Lastly, it’s important to note that Moncler targets high-income clients, which positions the company to be more profitable and resilient even in a worst-case scenario of a fashion sector hit hard by reduced spending.
The new valuation
Regarding the valuation, as mentioned earlier, I have updated my DCF model. I adjusted the WACC downward to 12.32% due to the increase in interest rates.
Regarding other data, as explained previously, I considered a base case, which is approximately 5% lower than my previous estimates, assuming a moderate reduction in demand in the EMEA and Americas segments. I also made more modest reductions in estimates for the Asia segment, as I do not anticipate significant slowdowns in China.
Upon reviewing my previous DCF, there has been no notable change in FCF variation.
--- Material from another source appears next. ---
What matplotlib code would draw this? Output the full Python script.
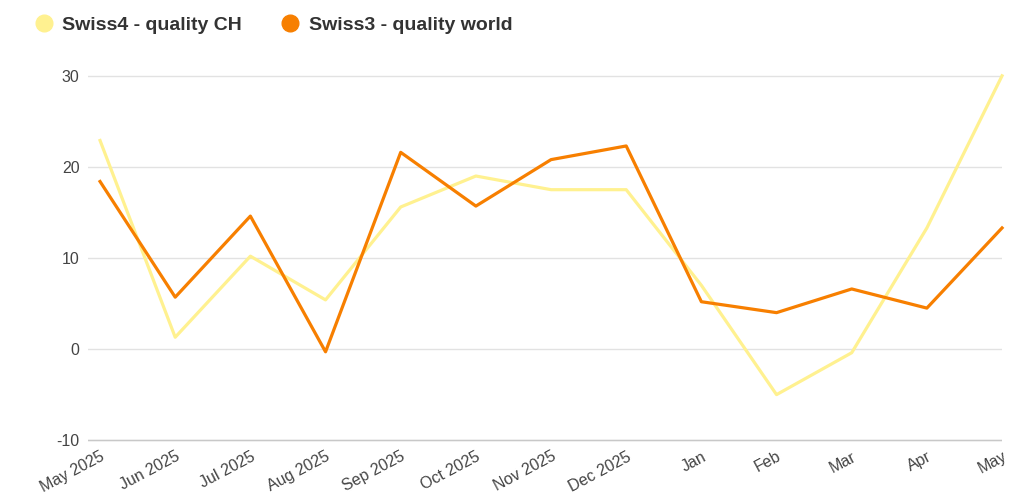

However, what affects the company’s NPV (Net Present Value) the most is primarily the interest rates and slightly lower growth over the next two years.
Consequently, the fair value stands at €58.70 (MONFR $63.60), indicating a potential upside of 11% from the current price.
Bottom line
In summary, analysts anticipate a slowdown in spending within the fashion sector due to economic uncertainties in Europe, America, and Asia. Nonetheless, I maintain the belief that Moncler possesses resilience, as demonstrated in 2022 and the first half of 2023. Given its status as a high-end brand, I expect that Moncler’s clientele will continue to spend despite the mentioned challenges. Furthermore, even with concerns of reduced growth in China, I anticipate the segment to weather this with relative stability, as it has consistently exceeded expectations in previous quarters.
However, it’s worth noting that the company’s price target is in very close proximity to its fair value. Over recent months, the price has reached my previous target and then retraced. Therefore, due to this negative momentum and the proximity of the price to the target, I maintain my rating at Hold.
Editor’s Note: This article discusses one or more securities that do not trade on a major U.S. exchange. Please be aware of the risks associated with these stocks.